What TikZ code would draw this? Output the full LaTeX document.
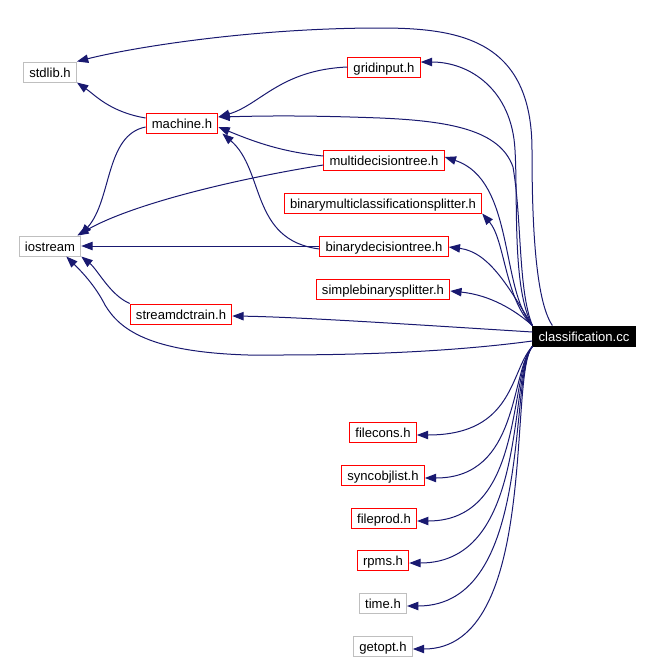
\documentclass[tikz,border=0pt]{standalone}
\usepackage{fontspec}
\setmainfont{Liberation Sans}
\usetikzlibrary{arrows.meta,calc}
\definecolor{edgeblue}{HTML}{191970}
\definecolor{sysgray}{HTML}{BFBFBF}
\begin{document}
\begin{tikzpicture}[x=0.75pt,y=-0.75pt,
            file/.style={draw, line width=0.75pt, minimum height=15pt, inner xsep=4.3pt, inner ysep=0pt,
                text height=8.5pt, text depth=0pt, font=\fontsize{9.8}{11}\selectfont},
            local/.style={file, draw=red},
            sys/.style={file, draw=sysgray},
            main/.style={file, draw=black, fill=black, text=white},
            inc/.style={draw=edgeblue, line width=0.75pt, -{Triangle[length=8.5pt,width=6.3pt]}}
            ]
            \useasboundingbox (0,0) rectangle (652,661);
            \node[sys] (stdlib) at (50,72) {stdlib.h};
            \node[local] (machine) at (182,123) {machine.h};
            \node[local] (grid) at (384,67) {gridinput.h};
            \node[local] (multi) at (384,160) {multidecisiontree.h};
            \node[local] (bmcs) at (383,203) {binarymulticlassificationsplitter.h};
            \node[local] (bdt) at (384,246) {binarydecisiontree.h};
            \node[local] (sbs) at (383,289) {simplebinarysplitter.h};
            \node[main] (cls) at (584,336) {classification.cc};
            \node[sys] (io) at (50,246) {iostream};
            \node[local] (sdt) at (181,314) {streamdctrain.h};
            \node[local] (fcons) at (383,432) {filecons.h};
            \node[local] (sync) at (383,475) {syncobjlist.h};
            \node[local] (fprod) at (384,518) {fileprod.h};
            \node[local] (rpms) at (383,560) {rpms.h};
            \node[sys] (time) at (383,603) {time.h};
            \node[sys] (getopt) at (383,646) {getopt.h};

            \draw[inc] ($(cls.north west)+(20,0)$) .. controls (535,300) and (532,220) .. (532,150)
                .. controls (532,40) and (460,28) .. (380,28) .. controls (250,28) and (130,48) .. (stdlib.north east);
            \draw[inc] (cls.north west) .. controls (512,290) and (518,200) .. (515,150)
                .. controls (512,90) and (470,62) .. ($(grid.east)+(0,-5)$);
            \draw[inc] (cls.north west) .. controls (518,290) and (522,220) .. (513,167)
                .. controls (500,130) and (450,121) .. (380,118) .. controls (300,115) and (260,116) .. ($(machine.east)+(0,-6)$);
            \draw[inc] (cls.north west) .. controls (500,290) and (515,180) .. ($(multi.east)+(0,-3)$);
            \draw[inc] (cls.north west) .. controls (505,300) and (505,240) .. (bmcs.south east);
            \draw[inc] (cls.north west) .. controls (510,290) and (490,252) .. ($(bdt.east)+(0,1)$);
            \draw[inc] (cls.north west) .. controls (515,310) and (490,295) .. ($(sbs.east)+(0,2)$);
            \draw[inc] ($(cls.west)+(0,-4)$) .. controls (420,325) and (300,317) .. ($(sdt.east)+(0,2)$);
            \draw[inc] ($(cls.west)+(0,5)$) .. controls (420,356) and (300,355) .. (248,355)
                .. controls (150,352) and (120,330) .. (105,305) .. controls (95,285) and (80,270) .. ($(io.south east)+(-15,0)$);

            \draw[inc] (cls.south west) .. controls (510,370) and (515,435) .. ($(fcons.east)+(0,3)$);
            \draw[inc] (cls.south west) .. controls (510,372) and (520,478) .. ($(sync.east)+(0,3)$);
            \draw[inc] (cls.south west) .. controls (508,375) and (525,521) .. ($(fprod.east)+(0,3)$);
            \draw[inc] (cls.south west) .. controls (508,375) and (530,563) .. ($(rpms.east)+(0,3)$);
            \draw[inc] (cls.south west) .. controls (508,375) and (535,606) .. ($(time.east)+(0,3)$);
            \draw[inc] (cls.south west) .. controls (508,375) and (540,649) .. ($(getopt.east)+(0,3)$);

            \draw[inc] (grid.west) .. controls (280,70) and (260,105) .. ($(machine.east)+(0,-6)$);
            \draw[inc] ($(multi.west)+(0,-4)$) .. controls (280,152) and (250,140) .. ($(machine.east)+(0,4)$);
            \draw[inc] ($(multi.west)+(0,5)$) .. controls (230,180) and (130,205) .. ($(io.north east)+(-4,0)$);
            \draw[inc] ($(bdt.west)+(0,3)$) .. controls (250,240) and (265,170) .. ($(machine.south east)+(4,0)$);
            \draw[inc] (bdt.west) -- (io.east);
            \draw[inc] ($(machine.west)+(0,-5)$) .. controls (110,112) and (95,95) .. (stdlib.south east);
            \draw[inc] ($(machine.west)+(0,4)$) .. controls (105,135) and (112,200) .. ($(io.north east)+(-1,0)$);
            \draw[inc] (sdt.north west) .. controls (110,295) and (98,270) .. (io.south east);
            \end{tikzpicture}
\end{document}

• To be done: Reproduce all of the material exactly, apart from the pictures.

• Output for this task:
What TikZ code would draw this? Output the full LaTeX document.
\documentclass[tikz,border=0pt]{standalone}
\usepackage{fontspec}
\setmainfont{Liberation Sans}
\usetikzlibrary{arrows.meta,calc}
\definecolor{edgeblue}{HTML}{191970}
\definecolor{sysgray}{HTML}{BFBFBF}
\begin{document}
\begin{tikzpicture}[x=0.75pt,y=-0.75pt,
            file/.style={draw, line width=0.75pt, minimum height=15pt, inner xsep=4.3pt, inner ysep=0pt,
                text height=8.5pt, text depth=0pt, font=\fontsize{9.8}{11}\selectfont},
            local/.style={file, draw=red},
            sys/.style={file, draw=sysgray},
            main/.style={file, draw=black, fill=black, text=white},
            inc/.style={draw=edgeblue, line width=0.75pt, -{Triangle[length=8.5pt,width=6.3pt]}}
            ]
            \useasboundingbox (0,0) rectangle (652,661);
            \node[sys] (stdlib) at (50,72) {stdlib.h};
            \node[local] (machine) at (182,123) {machine.h};
            \node[local] (grid) at (384,67) {gridinput.h};
            \node[local] (multi) at (384,160) {multidecisiontree.h};
            \node[local] (bmcs) at (383,203) {binarymulticlassificationsplitter.h};
            \node[local] (bdt) at (384,246) {binarydecisiontree.h};
            \node[local] (sbs) at (383,289) {simplebinarysplitter.h};
            \node[main] (cls) at (584,336) {classification.cc};
            \node[sys] (io) at (50,246) {iostream};
            \node[local] (sdt) at (181,314) {streamdctrain.h};
            \node[local] (fcons) at (383,432) {filecons.h};
            \node[local] (sync) at (383,475) {syncobjlist.h};
            \node[local] (fprod) at (384,518) {fileprod.h};
            \node[local] (rpms) at (383,560) {rpms.h};
            \node[sys] (time) at (383,603) {time.h};
            \node[sys] (getopt) at (383,646) {getopt.h};

            \draw[inc] ($(cls.north west)+(20,0)$) .. controls (535,300) and (532,220) .. (532,150)
                .. controls (532,40) and (460,28) .. (380,28) .. controls (250,28) and (130,48) .. (stdlib.north east);
            \draw[inc] (cls.north west) .. controls (512,290) and (518,200) .. (515,150)
                .. controls (512,90) and (470,62) .. ($(grid.east)+(0,-5)$);
            \draw[inc] (cls.north west) .. controls (518,290) and (522,220) .. (513,167)
                .. controls (500,130) and (450,121) .. (380,118) .. controls (300,115) and (260,116) .. ($(machine.east)+(0,-6)$);
            \draw[inc] (cls.north west) .. controls (500,290) and (515,180) .. ($(multi.east)+(0,-3)$);
            \draw[inc] (cls.north west) .. controls (505,300) and (505,240) .. (bmcs.south east);
            \draw[inc] (cls.north west) .. controls (510,290) and (490,252) .. ($(bdt.east)+(0,1)$);
            \draw[inc] (cls.north west) .. controls (515,310) and (490,295) .. ($(sbs.east)+(0,2)$);
            \draw[inc] ($(cls.west)+(0,-4)$) .. controls (420,325) and (300,317) .. ($(sdt.east)+(0,2)$);
            \draw[inc] ($(cls.west)+(0,5)$) .. controls (420,356) and (300,355) .. (248,355)
                .. controls (150,352) and (120,330) .. (105,305) .. controls (95,285) and (80,270) .. ($(io.south east)+(-15,0)$);

            \draw[inc] (cls.south west) .. controls (510,370) and (515,435) .. ($(fcons.east)+(0,3)$);
            \draw[inc] (cls.south west) .. controls (510,372) and (520,478) .. ($(sync.east)+(0,3)$);
            \draw[inc] (cls.south west) .. controls (508,375) and (525,521) .. ($(fprod.east)+(0,3)$);
            \draw[inc] (cls.south west) .. controls (508,375) and (530,563) .. ($(rpms.east)+(0,3)$);
            \draw[inc] (cls.south west) .. controls (508,375) and (535,606) .. ($(time.east)+(0,3)$);
            \draw[inc] (cls.south west) .. controls (508,375) and (540,649) .. ($(getopt.east)+(0,3)$);

            \draw[inc] (grid.west) .. controls (280,70) and (260,105) .. ($(machine.east)+(0,-6)$);
            \draw[inc] ($(multi.west)+(0,-4)$) .. controls (280,152) and (250,140) .. ($(machine.east)+(0,4)$);
            \draw[inc] ($(multi.west)+(0,5)$) .. controls (230,180) and (130,205) .. ($(io.north east)+(-4,0)$);
            \draw[inc] ($(bdt.west)+(0,3)$) .. controls (250,240) and (265,170) .. ($(machine.south east)+(4,0)$);
            \draw[inc] (bdt.west) -- (io.east);
            \draw[inc] ($(machine.west)+(0,-5)$) .. controls (110,112) and (95,95) .. (stdlib.south east);
            \draw[inc] ($(machine.west)+(0,4)$) .. controls (105,135) and (112,200) .. ($(io.north east)+(-1,0)$);
            \draw[inc] (sdt.north west) .. controls (110,295) and (98,270) .. (io.south east);
            \end{tikzpicture}
\end{document}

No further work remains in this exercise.